5. Musical change may contradict or mitigate culture change.

As I already suggested, during the last thirty of forty years, anthropologists have become interested principally in culture change that results from interaction among societies. (For detailed bibliography to 1984 see Nettl 1985:167-81). They developed concepts, some of them mentioned already, to explain the results of such interaction: acculturation -- the result of sustained contact between two cultures; syncretism -- an acculturative mechanism in which the degree of similarity or differences between analogous components of two cultures plays a major role in determining the direction of change; re-interpretation, a change in function without change in form; division of a culture into its central and peripheral components results in two mechanisms: Westernization (or the related concepts, Hinduization and Sinisization), in which central cultural features change to become part of the general Western (or Hindu, or Chinese) cultural system; and modernization, where a society changes the peripheral components of its culture in order to maintain the integrity of its central ones. (The concept was first brought forward by Rudolph and Rudolph 1967, and Singer 1972.) We have seen some of these mechanisms at work in my last example. In most cases, musical change is simply part of culture change, music is a participant, though, to be sure, sometimes with unexpected results.

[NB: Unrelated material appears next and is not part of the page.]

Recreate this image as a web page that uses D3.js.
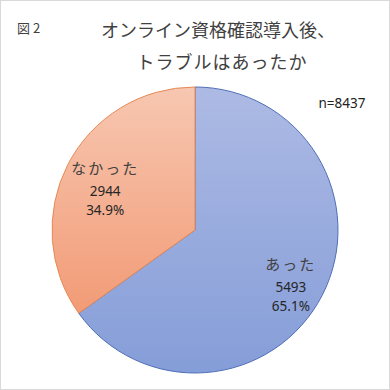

But also, there are situations in which the story of music contradicts what happens in the rest of culture. Music changes, perhaps, when the rest of culture does not, or it remains stable when everything else changes. This may suggest the conclusion that music is independent of culture, doesn't really matter, experiences arbitrary development; for example, that the maintenance of a singing style has no more to do with cultural continuity and change than vowel shifts in medieval English. Or, it may suggest to us that music, on the contrary, is especially close to fundamental identities such as ethnicity. Or we may guess that it is the particular cultural role of music to mitigate, as one may say in music what one does not dare say in speech, that it is the function of music to balance. Or that music is essentially outside culture, contemplating and commenting. My illustration from Iran showed that when Persian culture became modernized and westernized, its traditional, non-western music flourished, perhaps because music became particularly associated with Western musical conceptions. By contrast, in our next example, from Native North America, music contradicts the norms of experience.

It was about 1880 or 1890 that the Native American people of the Plains, including the Sioux, Crow, Blackfoot, Arapaho, and other well-known names, were finally defeated by the U.S. Army and by the bad management of the buffalo herds. Their culture virtually went out of existence, and in the course of the 20th century, they began to experience culture change of a most fundamental sort, and many of them became members of Western society, but of its most impoverished and deprived sector. After 1950, there were efforts to resurrect important components of Plains culture on the reservations while maintaining Western-style modes of subsistence, industry, transportation -- and even religion, as most Indians had become nominally Christian.

At the same time, in music, Plains Indians maintained and emphasized their traditional style and in effect increased or exaggerated it (see Nettl 1985:33-36). And further, as Native Americans from many culture areas came to work at establishing a pan-Indian culture in which elements were shared across cultural boundaries, they selected for their central sound the style of the style of the Plains peoples who had just been, it seemed, definitively beaten down.

Blackfoot Scalp Dance song, rec. 1910
Blackfoot Grass Dance song, powwow song rec. 1966
Scene from the large Blackfoot powwow, "North American Indian Days", 1982

How was it that at a time of heavy Westernization of Indian culture, the musical style of the very people undergoing the most heavily forced Westernization, a music most readily distinguished from Western music, became the generally accepted style of Indian peoples, became as it were "more Indian?" Some of the possible replies: Survival of a music through exaggeration of its distinctive characteristics; the use of music to express what may not be expressed verbally; music remaining an emblem of ethnicity when other domains cannot. Music does not always change in the same directions as the rest of culture. To be sure, in the realm of ideas about music, these styles have also been Westernized (see Powers 1990; Howard and Levine 1990).

Interestingly in the last two decades, as Indian traditions came to experience more encouragement and less pressure, more Western elements from musical style (such as harmony) and concept (such as human composition) have been accepted and syncretic forms established. Most obvious, in view of the centrality of instrumental music in Western culture and its relative absence in older Indian traditions, is the prominence of flute music as a major component of Indian music today.